With Gareth’s new book Window, published by his Sorika publishing house, what I find incredibly interesting, beyond his continued excellence in image-making, is that he has found a way to question the ephemeral toil of people below. The street is, after all, a conduit for human direction, and by shooting out his window, with his grainy, beautiful color palette, one feels a sense of transcendence: that life at speed is so very fleeting, yet sublime. It is a profound observation about the beury of our short time together on this spinning ball of rock and the Irish artist, British city-liver of London has captured an essence of our continued movements and sacrifices of work, movement, and has choreographed it in a beuatiful way that suggests, loss, through dissolve, a dance under canopies and signs, that reminds us of what is above, but also the power of that position to make grandiose observation.

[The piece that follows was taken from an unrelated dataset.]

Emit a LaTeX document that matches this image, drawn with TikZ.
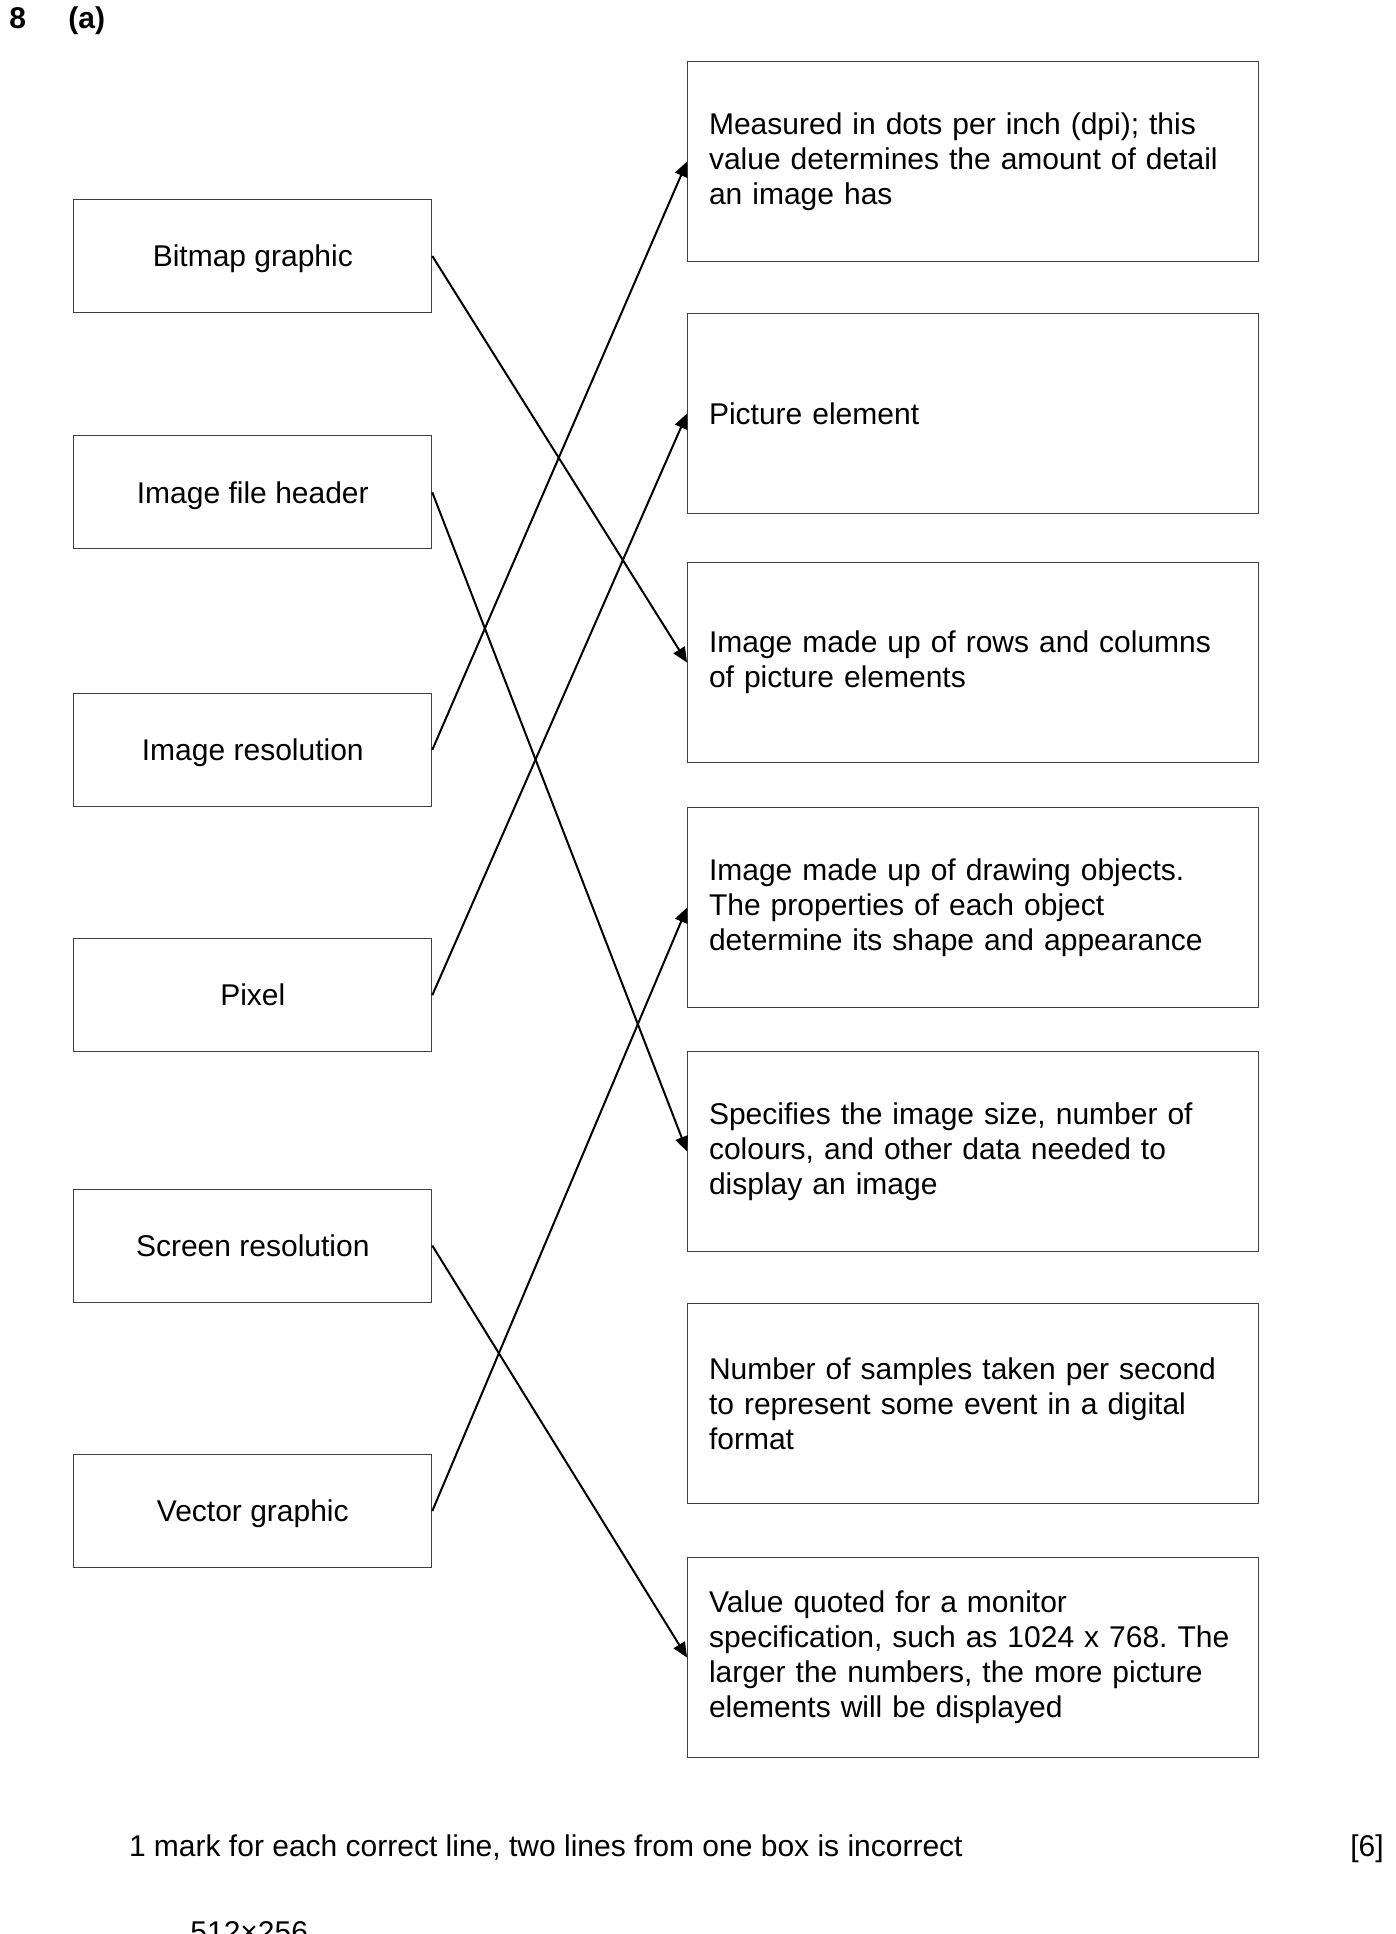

If you are familiar with McConnell’s books, you will know this is another brilliant body of work in his never-ending catalog of hits. I am fortunate to have most of his books and find them enigmatic, sublime, and his constant observations of grainy dissolve worthy of much more attention than he receives. On the note of grain, I felt this type of excitement more recently in Mara Palena’s Oikeiôsis and Anna Breit’s Look Book 01, but can also stretch it back to Paul Graham’s End of an Age, as well as some of Jurgen Teller’s work from the late 1990s and early 200s. It’s refreshing to see people pulling at the grain again. This was a joy to receive, and it marks another significant moment in the artist’s work life. It’s simple, refined, but never lets down or becomes boring. In fact, the variance within the images should be noted, as he has found a way to make the quotidien monumental—highest Recommendation. Pick it up!